Implement safeguards
Address gaps found in your risk assessment. Implement administrative safeguards (policies, training), physical safeguards (facility access), and technical safeguards (access controls, encryption, audit logs).
Execute Business Associate Agreements
Ensure all vendors that access PHI have signed BAAs. Review and update annually.
Train your workforce
All employees who handle PHI must receive HIPAA training. Training must be documented and refreshed annually.
Document everything
HIPAA requires extensive documentation — policies, risk assessments, BAAs, training records, incident logs. If it's not documented, it didn't happen.
Is there a HIPAA certification?
No. Unlike ISO 27001 or SOC 2, there is no official HIPAA certification. HHS does not endorse or recognize any private HIPAA certifications.
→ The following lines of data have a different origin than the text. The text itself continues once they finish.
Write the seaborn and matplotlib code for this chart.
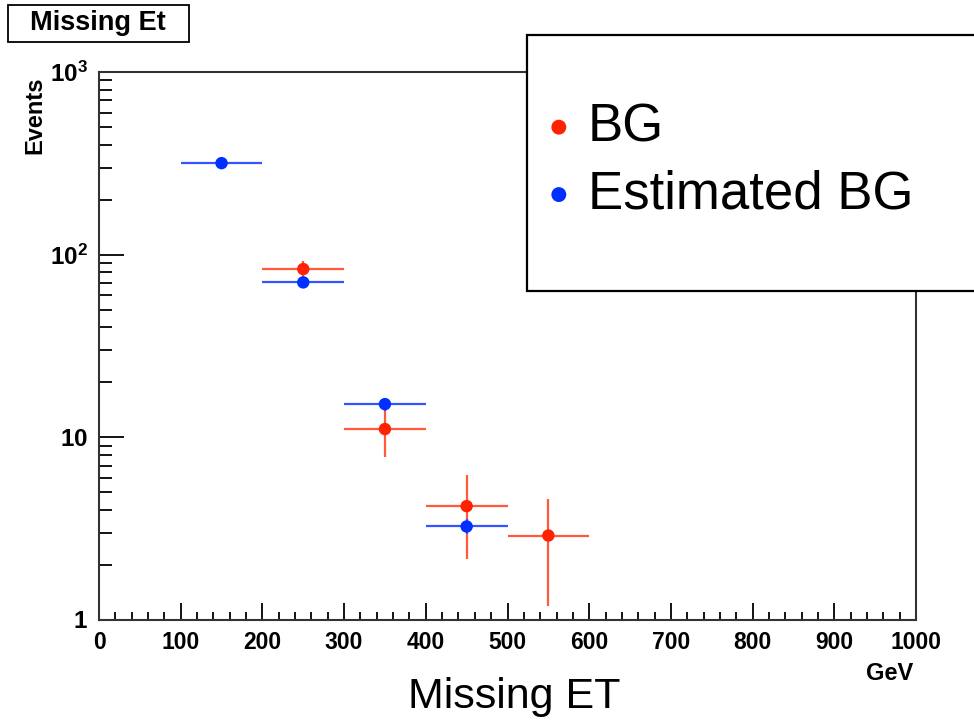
import numpy as np
import matplotlib
matplotlib.use("Agg")
import matplotlib.pyplot as plt
import seaborn as sns
from matplotlib.patches import Rectangle
from matplotlib.ticker import FixedLocator, LogLocator, MultipleLocator, NullFormatter

# clean white theme, Arial-like font
sns.set_theme(style="white")
plt.rcParams['font.family'] = ['Liberation Sans', 'DejaVu Sans']
plt.rcParams['mathtext.fontset'] = 'custom'
plt.rcParams['mathtext.bf'] = 'Liberation Sans:bold'
plt.rcParams['mathtext.rm'] = 'Liberation Sans'
plt.rcParams['text.color'] = 'black'
plt.rcParams['xtick.color'] = 'black'
plt.rcParams['ytick.color'] = 'black'

# data (bin centres in GeV, bin half width 50)
bin_centers_bg = [250, 350, 450, 550]
bg_events = [83.4, 11.1, 4.2, 2.9]
bg_errors = [9.1, 3.3, 2.05, 1.7]

bin_centers_est = [150, 250, 350, 450]
est_events = [317, 70.5, 15.2, 3.25]
est_errors = [4.0, 2.2, 1.3, 0.3]

bin_half_width = 50

red_pt, red_ln = '#ff2200', '#ff5a3c'
blue_pt, blue_ln = '#0030ff', '#3355ff'

fig = plt.figure(figsize=(9.74, 7.24), dpi=100)
ax = fig.add_axes([99/974, 1-620/724, 817/974, 548/724])

# error bars (bin width horizontally, stat error vertically)
ax.errorbar(bin_centers_bg, bg_events, xerr=bin_half_width, yerr=bg_errors,
            fmt='none', ecolor=red_ln, elinewidth=1.6, capsize=0, zorder=2)
ax.errorbar(bin_centers_est, est_events, xerr=bin_half_width, yerr=est_errors,
            fmt='none', ecolor=blue_ln, elinewidth=1.6, capsize=0, zorder=2)

sns.scatterplot(x=bin_centers_bg, y=bg_events, color=red_pt, s=80,
                edgecolor='none', label='BG', ax=ax, zorder=3, legend=False)
sns.scatterplot(x=bin_centers_est, y=est_events, color=blue_pt, s=80,
                edgecolor='none', label='Estimated BG', ax=ax, zorder=3, legend=False)

ax.set_yscale('log')
ax.set_xlim(0, 1000)
ax.set_ylim(1, 1000)

# ROOT-style inward ticks
ax.xaxis.set_major_locator(MultipleLocator(100))
ax.xaxis.set_minor_locator(MultipleLocator(20))
ax.yaxis.set_major_locator(FixedLocator([1, 10, 100, 1000]))
ax.yaxis.set_minor_locator(LogLocator(base=10, subs=np.arange(2, 10)))
ax.yaxis.set_minor_formatter(NullFormatter())
ax.set_yticklabels([r'$\mathbf{1}$', r'$\mathbf{10}$', r'$\mathbf{10^{2}}$', r'$\mathbf{10^{3}}$'])
ax.set_xticks(range(0, 1001, 100))
ax.set_xticklabels([str(v) for v in range(0, 1001, 100)], fontweight='bold')

ax.tick_params(axis='x', which='major', direction='in', length=12, width=1.3,
               labelsize=16.5, pad=8, bottom=True, top=False)
ax.tick_params(axis='x', which='minor', direction='in', length=6, width=1.3,
               bottom=True, top=False)
ax.tick_params(axis='y', which='major', direction='in', length=18, width=1.3,
               labelsize=17.5, pad=8, left=True, right=False)
ax.tick_params(axis='y', which='minor', direction='in', length=9, width=1.3,
               left=True, right=False)
for sp in ax.spines.values():
    sp.set_visible(True)
    sp.set_color('#333333')
    sp.set_linewidth(1.5)

ax.set_xlabel('')
ax.set_ylabel('')

# axis titles
fig.text(35/974, 1-115/724, 'Events', rotation=90, fontsize=17, fontweight='bold',
         ha='center', va='center')
fig.text(890/974, 1-673/724, 'GeV', fontsize=17, fontweight='bold',
         ha='center', va='center')
fig.text(514/974, 1-697/724, 'Missing ET', fontsize=31, ha='center', va='center')

# histogram title box
title_box = Rectangle((8/974, 1-42/724), 181/974, 37/724, transform=fig.transFigure,
                      facecolor='white', edgecolor='black', linewidth=1.3, zorder=5)
fig.patches.append(title_box)
fig.text(98/974, 1-23/724, 'Missing Et', fontsize=19.5, fontweight='bold',
         ha='center', va='center', zorder=6)

# legend box running off the right edge
box = Rectangle((527/974, 1-291/724), 460/974, 256/724, transform=fig.transFigure,
                facecolor='white', edgecolor='black', linewidth=1.6, zorder=5)
fig.patches.append(box)
handles, labels = ax.get_legend_handles_labels()
leg = fig.legend(handles, labels, loc='upper left', bbox_to_anchor=(543/974, 1-102/724),
                 frameon=False, fontsize=38, markerscale=1.2, handletextpad=0.25,
                 handlelength=0.6, labelspacing=0.33, borderpad=0, borderaxespad=0)
leg.set_zorder(6)

fig.savefig('out.png', dpi=100)
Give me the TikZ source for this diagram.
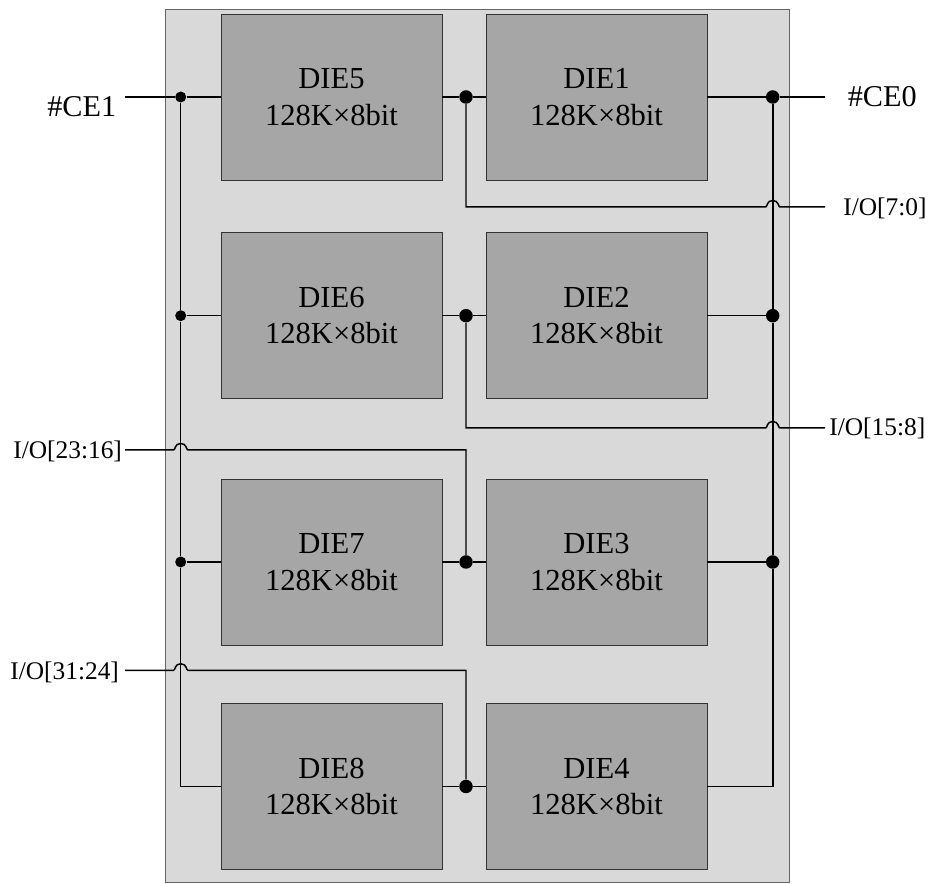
\documentclass[tikz,border=0pt]{standalone}
\usepackage{fontspec}
\setmainfont{Liberation Serif}
\tikzset{
    chipbox/.style={draw=black!60, line width=0.6pt, fill=black!15, inner sep=0pt, minimum width=12.5cm, minimum height=17.48cm},
    diebox/.style={draw=black!80, line width=0.5pt, fill=black!35, inner sep=0pt, minimum width=4.42cm, minimum height=3.32cm, align=center, font=\fontsize{17.4}{20.8}\selectfont},
    bigdot/.style={circle, fill=black, inner sep=0pt, minimum size=0.27cm},
    smalldot/.style={circle, fill=black, inner sep=0pt, minimum size=0.22cm},
    wire/.style={line width=0.85pt},
    thinwire/.style={line width=0.6pt},
    celabel/.style={inner sep=0pt, anchor=base west, font=\fontsize{17.2}{20}\selectfont},
    iolabel/.style={inner sep=0pt, anchor=base west, font=\fontsize{14.45}{17}\selectfont}
}
\begin{document}
\begin{tikzpicture}[x=0.02cm, y=-0.02cm]
        \useasboundingbox (0,0) rectangle (931,884);

        % Package outline
        \node[chipbox] (chip) at (477.5, 446) {};

        % Dies
        \node[diebox] (die5) at (331.5, 97) {DIE5\\128K×8bit};
        \node[diebox] (die1) at (596.5, 97) {DIE1\\128K×8bit};
        \node[diebox] (die6) at (331.5, 315.7) {DIE6\\128K×8bit};
        \node[diebox] (die2) at (596.5, 315.7) {DIE2\\128K×8bit};
        \node[diebox] (die7) at (331.5, 562) {DIE7\\128K×8bit};
        \node[diebox] (die3) at (596.5, 562) {DIE3\\128K×8bit};
        \node[diebox] (die8) at (331.5, 786.5) {DIE8\\128K×8bit};
        \node[diebox] (die4) at (596.5, 786.5) {DIE4\\128K×8bit};

        % Junctions
        \node[smalldot] (left1) at (180.7, 97) {};
        \node[smalldot] (left2) at (180.7, 315.7) {};
        \node[smalldot] (left3) at (180.7, 562) {};
        \node[bigdot] (mid1) at (466, 97) {};
        \node[bigdot] (mid2) at (466, 315.7) {};
        \node[bigdot] (mid3) at (466, 562) {};
        \node[bigdot] (mid4) at (466, 786.5) {};
        \node[bigdot] (right1) at (772.7, 97) {};
        \node[bigdot] (right2) at (772.7, 315.7) {};
        \node[bigdot] (right3) at (772.7, 562) {};

        % Labels
        \node[celabel] (ce1) at (47, 117) {\#CE1};
        \node[celabel] (ce0) at (847.5, 106.7) {\#CE0};
        \node[iolabel] (io0) at (843, 215.7) {I/O[7:0]};
        \node[iolabel] (io8) at (829, 436) {I/O[15:8]};
        \node[iolabel] (io16) at (13, 459) {I/O[23:16]};
        \node[iolabel] (io24) at (10, 679.3) {I/O[31:24]};

        % Free wire ends
        \coordinate (ce1end) at (125, 97);
        \coordinate (ce0end) at (825, 97);
        \coordinate (io0end) at (825, 207);
        \coordinate (io8end) at (825, 428);
        \coordinate (io16end) at (125, 450);
        \coordinate (io24end) at (125, 670.3);

        % Chip enable 1
        \draw[wire] (ce1end) -- (left1) -- (die5.west);
        \draw[wire] (left2) -- (die6.west);
        \draw[wire] (left3) -- (die7.west);
        \draw[thinwire] (left1) -- (left2) -- (left3) |- (die8.west);

        % Chip enable 0
        \draw[wire] (die1.east) -- (right1) -- (ce0end);
        \draw[wire] (die2.east) -- (right2);
        \draw[wire] (die3.east) -- (right3);
        \draw[line width=1pt] (right1) -- (right2) -- (right3) |- (die4.east);

        % Die to die
        \draw[wire] (die5.east) -- (mid1) -- (die1.west);
        \draw[wire] (die6.east) -- (mid2) -- (die2.west);
        \draw[wire] (die7.east) -- (mid3) -- (die3.west);
        \draw[wire] (die8.east) -- (mid4) -- (die4.west);

        % Data buses with jumps
        \draw[wire] (mid1) |- (765.5, 207) .. controls (767.5, 207) and (766.5, 200.5) .. (772.7, 200.5) .. controls (779, 200.5) and (778, 207) .. (780, 207) -- (io0end);
        \draw[wire] (mid2) |- (765.5, 428) .. controls (767.5, 428) and (766.5, 421.5) .. (772.7, 421.5) .. controls (779, 421.5) and (778, 428) .. (780, 428) -- (io8end);
        \draw[wire] (io16end) -- (173.5, 450) .. controls (175.5, 450) and (174.5, 443.5) .. (180.7, 443.5) .. controls (187, 443.5) and (186, 450) .. (188, 450) -| (mid3);
        \draw[wire] (io24end) -- (173.5, 670.3) .. controls (175.5, 670.3) and (174.5, 663.8) .. (180.7, 663.8) .. controls (187, 663.8) and (186, 670.3) .. (188, 670.3) -| (mid4);
    \end{tikzpicture}
\end{document}
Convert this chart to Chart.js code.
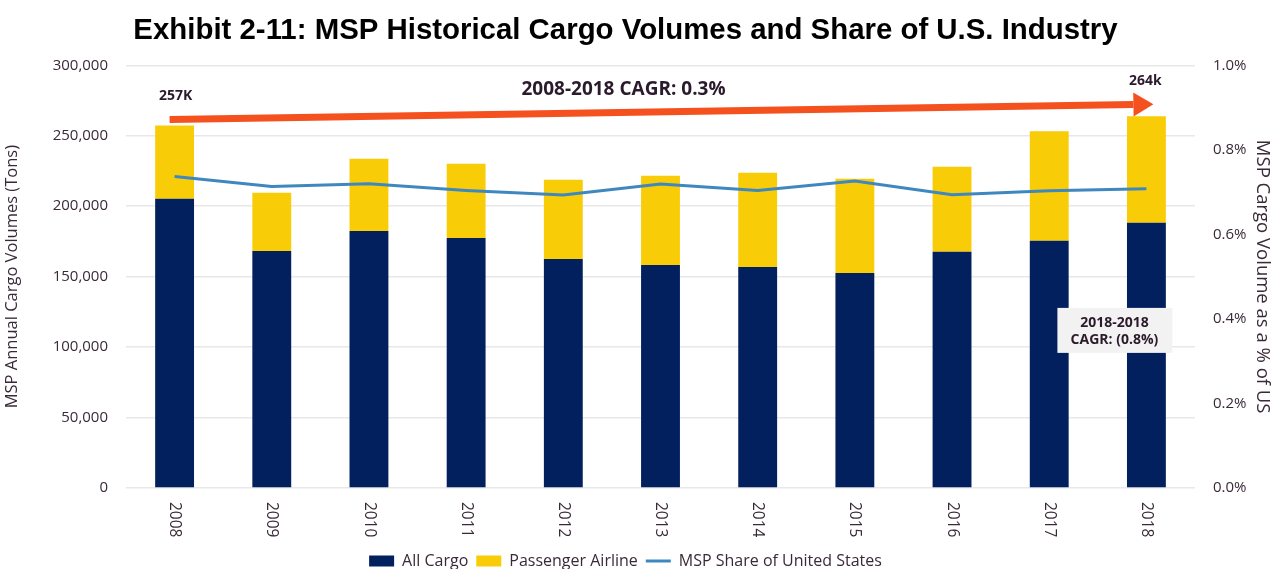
<!DOCTYPE html>
<html>
<head>
<meta charset="utf-8">
<script src="https://cdn.jsdelivr.net/npm/chart.js@4.4.0/dist/chart.umd.min.js"></script>
<style>
  html, body { margin: 0; padding: 0; background: #fff; }
  #wrap { width: 1273px; height: 569px; }
</style>
</head>
<body>
<div id="wrap"><canvas id="chart"></canvas></div>
<script>
const years = ['2008', '2009', '2010', '2011', '2012', '2013', '2014', '2015', '2016', '2017', '2018'];
const allCargo = [205200, 168200, 182400, 177400, 162500, 158200, 156800, 152500, 167700, 175500, 188300];
const passengerAirline = [52000, 41300, 51300, 52800, 56300, 63400, 67000, 67000, 60300, 77700, 75600];
const usShare = [0.737, 0.713, 0.720, 0.704, 0.693, 0.719, 0.704, 0.726, 0.694, 0.703, 0.708]; // percent

const textColor = '#3a2a38';
const sans = "'Open Sans', 'Noto Sans', sans-serif";

// arrow + call-outs, placed through the scales
const notes = {
  id: 'notes',
  afterDraw(chart) {
    const ctx = chart.ctx;
    const x = chart.scales.x, y = chart.scales.y;

    // rotated year labels (top to bottom)
    ctx.save();
    ctx.fillStyle = textColor;
    ctx.font = '15.5px ' + sans;
    ctx.textAlign = 'left';
    ctx.textBaseline = 'middle';
    years.forEach((yr, i) => {
      ctx.save();
      ctx.translate(x.getPixelForValue(i), y.bottom + 14);
      ctx.rotate(Math.PI / 2);
      ctx.fillText(yr, 0, 0);
      ctx.restore();
    });
    ctx.restore();

    // CAGR arrow
    const x0 = x.getPixelForValue(0) - 5, y0 = y.getPixelForValue(261500);
    const x1 = x.getPixelForValue(years.length - 1) + 7, y1 = y.getPixelForValue(272300);
    const ang = Math.atan2(y1 - y0, x1 - x0);
    const headLen = 20, headW = 12;
    const bx = x1 - headLen * Math.cos(ang), by = y1 - headLen * Math.sin(ang);
    ctx.save();
    ctx.strokeStyle = '#f4511e';
    ctx.fillStyle = '#f4511e';
    ctx.lineWidth = 7;
    ctx.beginPath();
    ctx.moveTo(x0, y0);
    ctx.lineTo(bx, by);
    ctx.stroke();
    ctx.beginPath();
    ctx.moveTo(x1, y1);
    ctx.lineTo(bx + headW * Math.sin(ang), by - headW * Math.cos(ang));
    ctx.lineTo(bx - headW * Math.sin(ang), by + headW * Math.cos(ang));
    ctx.closePath();
    ctx.fill();
    ctx.restore();

    ctx.save();
    ctx.fillStyle = '#2b1a2b';
    ctx.textAlign = 'center';
    ctx.textBaseline = 'middle';
    ctx.font = 'bold 14px ' + sans;
    ctx.fillText('257K', x.getPixelForValue(0) + 1, y.getPixelForValue(allCargo[0] + passengerAirline[0]) - 30);
    ctx.fillText('264k', x.getPixelForValue(10) - 1, y.getPixelForValue(allCargo[10] + passengerAirline[10]) - 35);
    ctx.font = 'bold 19px ' + sans;
    ctx.fillText('2008-2018 CAGR: 0.3%', x.getPixelForValue(5) - 37, y.getPixelForValue(283000));

    // grey call-out box
    const cx = x.getPixelForValue(10) - 32, cy = y.getPixelForValue(111500);
    ctx.fillStyle = '#f2f2f2';
    ctx.fillRect(cx - 57, cy - 23, 115, 45);
    ctx.fillStyle = '#2b1a2b';
    ctx.font = 'bold 14px ' + sans;
    ctx.fillText('2018-2018', cx, cy - 8);
    ctx.fillText('CAGR: (0.8%)', cx, cy + 9);
    ctx.restore();
  }
};

const ctx = document.getElementById('chart').getContext('2d');
new Chart(ctx, {
  type: 'bar',
  data: {
    labels: years,
    datasets: [
      {
        type: 'line',
        label: 'MSP Share of United States',
        data: usShare,
        yAxisID: 'y1',
        borderColor: '#3f88bf',
        backgroundColor: '#3f88bf',
        borderWidth: 3,
        pointRadius: 0,
        tension: 0,
        order: 0,
        pointStyle: 'line'
      },
      {
        label: 'All Cargo',
        data: allCargo,
        backgroundColor: '#02205e',
        stack: 's',
        order: 1,
        pointStyle: 'rect'
      },
      {
        label: 'Passenger Airline',
        data: passengerAirline,
        backgroundColor: '#f9cc08',
        stack: 's',
        order: 1,
        pointStyle: 'rect'
      }
    ]
  },
  options: {
    responsive: true,
    maintainAspectRatio: false,
    animation: false,
    datasets: { bar: { barPercentage: 0.4, categoryPercentage: 1 } },
    // right padding pulls the title centre left like the exhibit
    layout: { padding: { left: 0, right: 22, top: 0, bottom: -10 } },
    plugins: {
      title: {
        display: true,
        text: 'Exhibit 2-11: MSP Historical Cargo Volumes and Share of U.S. Industry',
        color: '#000',
        font: { family: "'Liberation Sans', Arial, sans-serif", size: 29.4, weight: 'bold', lineHeight: 1.2 },
        padding: { top: 13, bottom: 17 }
      },
      legend: {
        position: 'bottom',
        labels: {
          color: textColor,
          font: { family: sans, size: 16 },
          usePointStyle: true,
          pointStyleWidth: 25,
          boxHeight: 11,
          padding: 8,
          // line first in data so it draws on top; legend wants bars first
          sort: (a, b) => b.datasetIndex === 0 ? -1 : (a.datasetIndex === 0 ? 1 : a.datasetIndex - b.datasetIndex)
        }
      },
      tooltip: { enabled: false }
    },
    scales: {
      x: {
        stacked: true,
        grid: { display: false },
        border: { display: false },
        ticks: { color: 'transparent', maxRotation: 90, minRotation: 90 },
        afterFit: s => { s.height = 57; }
      },
      y: {
        stacked: true,
        min: 0,
        max: 300000,
        position: 'left',
        grid: { color: '#e8e8e8', drawTicks: false, lineWidth: 1.5 },
        border: { display: false },
        ticks: {
          stepSize: 50000,
          color: textColor,
          font: { family: sans, size: 15 },
          padding: 18,
          callback: v => v.toLocaleString('en-US')
        },
        title: {
          display: true,
          text: 'MSP Annual Cargo Volumes (Tons)',
          color: textColor,
          font: { family: sans, size: 16.5 },
          padding: { top: 2, bottom: 0 }
        },
        afterFit: s => { s.width = 126; }
      },
      y1: {
        min: 0,
        max: 1,
        position: 'right',
        grid: { display: false, drawTicks: false },
        border: { display: false },
        ticks: {
          stepSize: 0.2,
          color: textColor,
          font: { family: sans, size: 15 },
          padding: 18,
          callback: v => v.toFixed(1) + '%'
        },
        title: {
          display: true,
          text: 'MSP Cargo Volume as a % of US',
          color: textColor,
          font: { family: sans, size: 18.5 },
          padding: { top: -22, bottom: 0 }
        },
        afterFit: s => { s.width = 56; }
      }
    }
  },
  plugins: [notes]
});
</script>
</body>
</html>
Companies demonstrate HIPAA compliance through risk assessments, policies, and sometimes third-party audits, but there's no certificate to hang on the wall.
Does HIPAA apply to my SaaS product?
If your SaaS product stores, processes, or transmits PHI on behalf of a covered entity, you're a business associate and must comply with HIPAA. This includes EHR systems, telehealth platforms, health analytics tools, cloud storage used for PHI, and billing software.
Can I be fined for a HIPAA breach I didn't know about?
Yes. Tier 1 violations (unknowing) still carry fines of $100-$50,000 per violation. However, fines are lower when the covered entity can demonstrate they made reasonable efforts to comply and didn't act with willful neglect.
Does HIPAA apply outside the US?
HIPAA is a US federal law and applies to covered entities and business associates operating in the US or handling US residents' health data. If you're a non-US company processing PHI for US healthcare entities, HIPAA likely applies through your BAA.
What's the difference between HIPAA and HITRUST?
HIPAA is a law; HITRUST is a certifiable security framework that incorporates HIPAA requirements along with other standards (SOC 2, ISO 27001, NIST). HITRUST certification can demonstrate HIPAA compliance but is not required by HIPAA itself. See our comparison at /learn/hipaa/hipaa-vs-hitrust.